> _Given material_
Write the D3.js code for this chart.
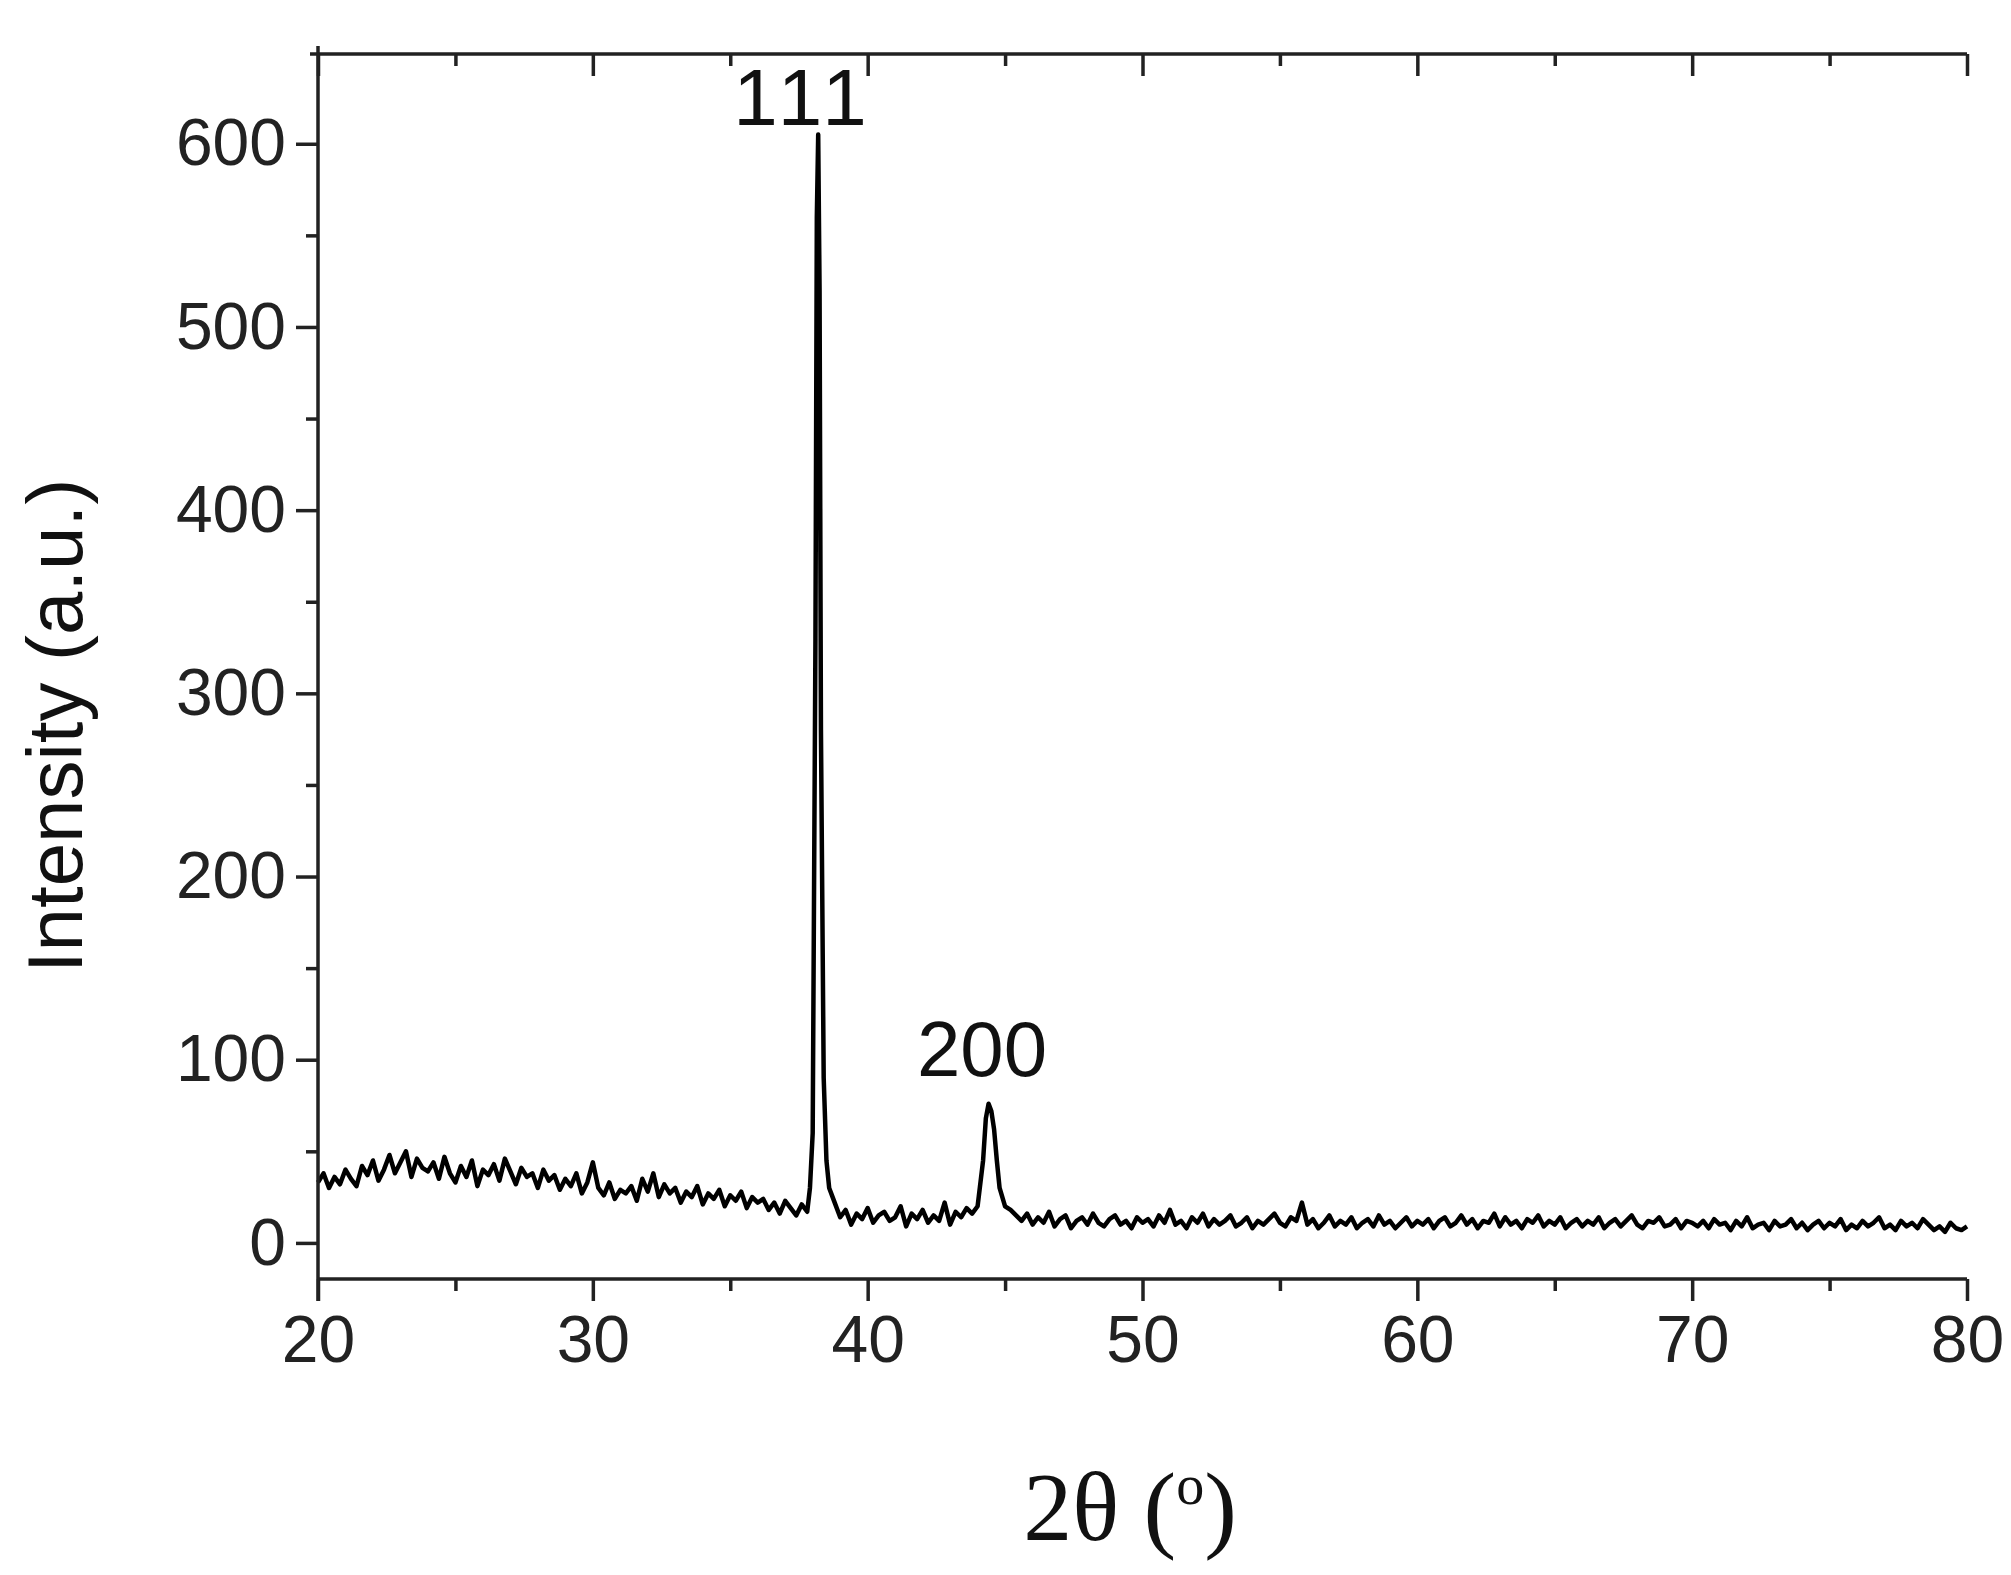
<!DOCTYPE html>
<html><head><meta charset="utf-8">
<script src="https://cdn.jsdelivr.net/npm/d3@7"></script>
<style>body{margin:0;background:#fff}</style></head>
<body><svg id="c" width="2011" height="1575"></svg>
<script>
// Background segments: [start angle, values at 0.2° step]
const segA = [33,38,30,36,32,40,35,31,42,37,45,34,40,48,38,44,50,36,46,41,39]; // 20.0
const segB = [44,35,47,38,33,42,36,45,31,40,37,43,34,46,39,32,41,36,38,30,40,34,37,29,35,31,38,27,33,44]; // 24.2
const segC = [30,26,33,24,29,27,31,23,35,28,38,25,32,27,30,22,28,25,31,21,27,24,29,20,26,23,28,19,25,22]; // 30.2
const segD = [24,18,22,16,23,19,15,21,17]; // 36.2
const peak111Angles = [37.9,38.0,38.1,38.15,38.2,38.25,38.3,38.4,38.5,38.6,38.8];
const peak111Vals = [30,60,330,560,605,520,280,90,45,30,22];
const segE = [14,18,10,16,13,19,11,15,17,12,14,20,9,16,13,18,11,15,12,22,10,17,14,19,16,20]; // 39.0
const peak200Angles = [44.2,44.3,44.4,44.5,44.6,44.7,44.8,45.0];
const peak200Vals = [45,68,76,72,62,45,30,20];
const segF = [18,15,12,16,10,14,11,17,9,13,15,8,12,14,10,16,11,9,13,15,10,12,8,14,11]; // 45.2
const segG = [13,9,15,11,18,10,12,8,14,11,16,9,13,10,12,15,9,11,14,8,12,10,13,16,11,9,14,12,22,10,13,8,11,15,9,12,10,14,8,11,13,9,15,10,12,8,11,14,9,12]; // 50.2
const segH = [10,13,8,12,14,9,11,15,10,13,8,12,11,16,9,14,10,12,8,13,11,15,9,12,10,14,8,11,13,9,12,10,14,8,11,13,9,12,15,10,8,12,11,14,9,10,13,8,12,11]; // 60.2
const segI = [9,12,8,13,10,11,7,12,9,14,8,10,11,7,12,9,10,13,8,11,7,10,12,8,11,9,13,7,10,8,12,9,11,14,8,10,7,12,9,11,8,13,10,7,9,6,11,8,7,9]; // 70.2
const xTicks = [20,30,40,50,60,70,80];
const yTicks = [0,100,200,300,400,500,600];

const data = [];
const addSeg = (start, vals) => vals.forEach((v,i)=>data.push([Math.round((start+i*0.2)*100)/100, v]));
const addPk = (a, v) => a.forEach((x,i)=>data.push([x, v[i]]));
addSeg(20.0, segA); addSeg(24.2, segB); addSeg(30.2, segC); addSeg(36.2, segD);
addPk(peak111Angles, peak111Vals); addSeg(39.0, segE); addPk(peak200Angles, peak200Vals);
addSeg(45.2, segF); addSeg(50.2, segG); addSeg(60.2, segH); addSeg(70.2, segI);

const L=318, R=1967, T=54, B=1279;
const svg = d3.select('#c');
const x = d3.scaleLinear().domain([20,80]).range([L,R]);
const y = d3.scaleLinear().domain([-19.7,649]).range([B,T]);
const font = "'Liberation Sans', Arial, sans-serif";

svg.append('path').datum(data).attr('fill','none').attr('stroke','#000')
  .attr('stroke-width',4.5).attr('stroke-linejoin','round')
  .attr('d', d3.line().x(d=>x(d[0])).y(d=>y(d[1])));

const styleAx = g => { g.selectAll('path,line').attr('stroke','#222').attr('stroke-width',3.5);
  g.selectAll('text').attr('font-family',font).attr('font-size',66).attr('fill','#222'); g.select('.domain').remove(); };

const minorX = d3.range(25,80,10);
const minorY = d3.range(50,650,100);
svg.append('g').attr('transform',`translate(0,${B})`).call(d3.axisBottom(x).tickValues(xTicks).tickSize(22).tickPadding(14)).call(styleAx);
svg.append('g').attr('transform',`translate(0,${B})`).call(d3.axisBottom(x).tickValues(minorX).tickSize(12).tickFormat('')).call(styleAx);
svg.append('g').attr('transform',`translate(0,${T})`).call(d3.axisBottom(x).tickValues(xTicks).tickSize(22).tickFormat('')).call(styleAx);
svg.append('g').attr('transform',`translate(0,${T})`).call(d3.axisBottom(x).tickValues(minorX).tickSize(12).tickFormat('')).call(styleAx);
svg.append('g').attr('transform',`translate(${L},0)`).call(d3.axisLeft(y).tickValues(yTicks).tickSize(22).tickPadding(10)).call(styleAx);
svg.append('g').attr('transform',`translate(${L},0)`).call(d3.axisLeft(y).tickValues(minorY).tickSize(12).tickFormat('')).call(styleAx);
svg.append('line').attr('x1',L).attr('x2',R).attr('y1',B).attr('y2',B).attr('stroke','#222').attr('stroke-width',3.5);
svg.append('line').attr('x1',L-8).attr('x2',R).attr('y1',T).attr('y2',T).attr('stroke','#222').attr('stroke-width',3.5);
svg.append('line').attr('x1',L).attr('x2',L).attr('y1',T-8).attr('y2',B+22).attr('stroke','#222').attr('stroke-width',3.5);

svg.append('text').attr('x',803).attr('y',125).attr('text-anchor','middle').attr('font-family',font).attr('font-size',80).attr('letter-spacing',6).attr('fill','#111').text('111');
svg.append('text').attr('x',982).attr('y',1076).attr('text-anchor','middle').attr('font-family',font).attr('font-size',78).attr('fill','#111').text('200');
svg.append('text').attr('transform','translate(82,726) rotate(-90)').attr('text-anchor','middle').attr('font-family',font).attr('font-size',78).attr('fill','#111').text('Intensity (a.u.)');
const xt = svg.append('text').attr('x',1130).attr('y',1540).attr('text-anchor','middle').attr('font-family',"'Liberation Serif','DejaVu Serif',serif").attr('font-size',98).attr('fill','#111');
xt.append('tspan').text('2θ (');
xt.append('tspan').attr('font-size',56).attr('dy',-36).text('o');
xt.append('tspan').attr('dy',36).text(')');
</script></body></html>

> _Exercise requirements_
Reproduce the material above in full and without alteration, but skip all pictures.

> _Answer in full_
Write the D3.js code for this chart.
<!DOCTYPE html>
<html><head><meta charset="utf-8">
<script src="https://cdn.jsdelivr.net/npm/d3@7"></script>
<style>body{margin:0;background:#fff}</style></head>
<body><svg id="c" width="2011" height="1575"></svg>
<script>
// Background segments: [start angle, values at 0.2° step]
const segA = [33,38,30,36,32,40,35,31,42,37,45,34,40,48,38,44,50,36,46,41,39]; // 20.0
const segB = [44,35,47,38,33,42,36,45,31,40,37,43,34,46,39,32,41,36,38,30,40,34,37,29,35,31,38,27,33,44]; // 24.2
const segC = [30,26,33,24,29,27,31,23,35,28,38,25,32,27,30,22,28,25,31,21,27,24,29,20,26,23,28,19,25,22]; // 30.2
const segD = [24,18,22,16,23,19,15,21,17]; // 36.2
const peak111Angles = [37.9,38.0,38.1,38.15,38.2,38.25,38.3,38.4,38.5,38.6,38.8];
const peak111Vals = [30,60,330,560,605,520,280,90,45,30,22];
const segE = [14,18,10,16,13,19,11,15,17,12,14,20,9,16,13,18,11,15,12,22,10,17,14,19,16,20]; // 39.0
const peak200Angles = [44.2,44.3,44.4,44.5,44.6,44.7,44.8,45.0];
const peak200Vals = [45,68,76,72,62,45,30,20];
const segF = [18,15,12,16,10,14,11,17,9,13,15,8,12,14,10,16,11,9,13,15,10,12,8,14,11]; // 45.2
const segG = [13,9,15,11,18,10,12,8,14,11,16,9,13,10,12,15,9,11,14,8,12,10,13,16,11,9,14,12,22,10,13,8,11,15,9,12,10,14,8,11,13,9,15,10,12,8,11,14,9,12]; // 50.2
const segH = [10,13,8,12,14,9,11,15,10,13,8,12,11,16,9,14,10,12,8,13,11,15,9,12,10,14,8,11,13,9,12,10,14,8,11,13,9,12,15,10,8,12,11,14,9,10,13,8,12,11]; // 60.2
const segI = [9,12,8,13,10,11,7,12,9,14,8,10,11,7,12,9,10,13,8,11,7,10,12,8,11,9,13,7,10,8,12,9,11,14,8,10,7,12,9,11,8,13,10,7,9,6,11,8,7,9]; // 70.2
const xTicks = [20,30,40,50,60,70,80];
const yTicks = [0,100,200,300,400,500,600];

const data = [];
const addSeg = (start, vals) => vals.forEach((v,i)=>data.push([Math.round((start+i*0.2)*100)/100, v]));
const addPk = (a, v) => a.forEach((x,i)=>data.push([x, v[i]]));
addSeg(20.0, segA); addSeg(24.2, segB); addSeg(30.2, segC); addSeg(36.2, segD);
addPk(peak111Angles, peak111Vals); addSeg(39.0, segE); addPk(peak200Angles, peak200Vals);
addSeg(45.2, segF); addSeg(50.2, segG); addSeg(60.2, segH); addSeg(70.2, segI);

const L=318, R=1967, T=54, B=1279;
const svg = d3.select('#c');
const x = d3.scaleLinear().domain([20,80]).range([L,R]);
const y = d3.scaleLinear().domain([-19.7,649]).range([B,T]);
const font = "'Liberation Sans', Arial, sans-serif";

svg.append('path').datum(data).attr('fill','none').attr('stroke','#000')
  .attr('stroke-width',4.5).attr('stroke-linejoin','round')
  .attr('d', d3.line().x(d=>x(d[0])).y(d=>y(d[1])));

const styleAx = g => { g.selectAll('path,line').attr('stroke','#222').attr('stroke-width',3.5);
  g.selectAll('text').attr('font-family',font).attr('font-size',66).attr('fill','#222'); g.select('.domain').remove(); };

const minorX = d3.range(25,80,10);
const minorY = d3.range(50,650,100);
svg.append('g').attr('transform',`translate(0,${B})`).call(d3.axisBottom(x).tickValues(xTicks).tickSize(22).tickPadding(14)).call(styleAx);
svg.append('g').attr('transform',`translate(0,${B})`).call(d3.axisBottom(x).tickValues(minorX).tickSize(12).tickFormat('')).call(styleAx);
svg.append('g').attr('transform',`translate(0,${T})`).call(d3.axisBottom(x).tickValues(xTicks).tickSize(22).tickFormat('')).call(styleAx);
svg.append('g').attr('transform',`translate(0,${T})`).call(d3.axisBottom(x).tickValues(minorX).tickSize(12).tickFormat('')).call(styleAx);
svg.append('g').attr('transform',`translate(${L},0)`).call(d3.axisLeft(y).tickValues(yTicks).tickSize(22).tickPadding(10)).call(styleAx);
svg.append('g').attr('transform',`translate(${L},0)`).call(d3.axisLeft(y).tickValues(minorY).tickSize(12).tickFormat('')).call(styleAx);
svg.append('line').attr('x1',L).attr('x2',R).attr('y1',B).attr('y2',B).attr('stroke','#222').attr('stroke-width',3.5);
svg.append('line').attr('x1',L-8).attr('x2',R).attr('y1',T).attr('y2',T).attr('stroke','#222').attr('stroke-width',3.5);
svg.append('line').attr('x1',L).attr('x2',L).attr('y1',T-8).attr('y2',B+22).attr('stroke','#222').attr('stroke-width',3.5);

svg.append('text').attr('x',803).attr('y',125).attr('text-anchor','middle').attr('font-family',font).attr('font-size',80).attr('letter-spacing',6).attr('fill','#111').text('111');
svg.append('text').attr('x',982).attr('y',1076).attr('text-anchor','middle').attr('font-family',font).attr('font-size',78).attr('fill','#111').text('200');
svg.append('text').attr('transform','translate(82,726) rotate(-90)').attr('text-anchor','middle').attr('font-family',font).attr('font-size',78).attr('fill','#111').text('Intensity (a.u.)');
const xt = svg.append('text').attr('x',1130).attr('y',1540).attr('text-anchor','middle').attr('font-family',"'Liberation Serif','DejaVu Serif',serif").attr('font-size',98).attr('fill','#111');
xt.append('tspan').text('2θ (');
xt.append('tspan').attr('font-size',56).attr('dy',-36).text('o');
xt.append('tspan').attr('dy',36).text(')');
</script></body></html>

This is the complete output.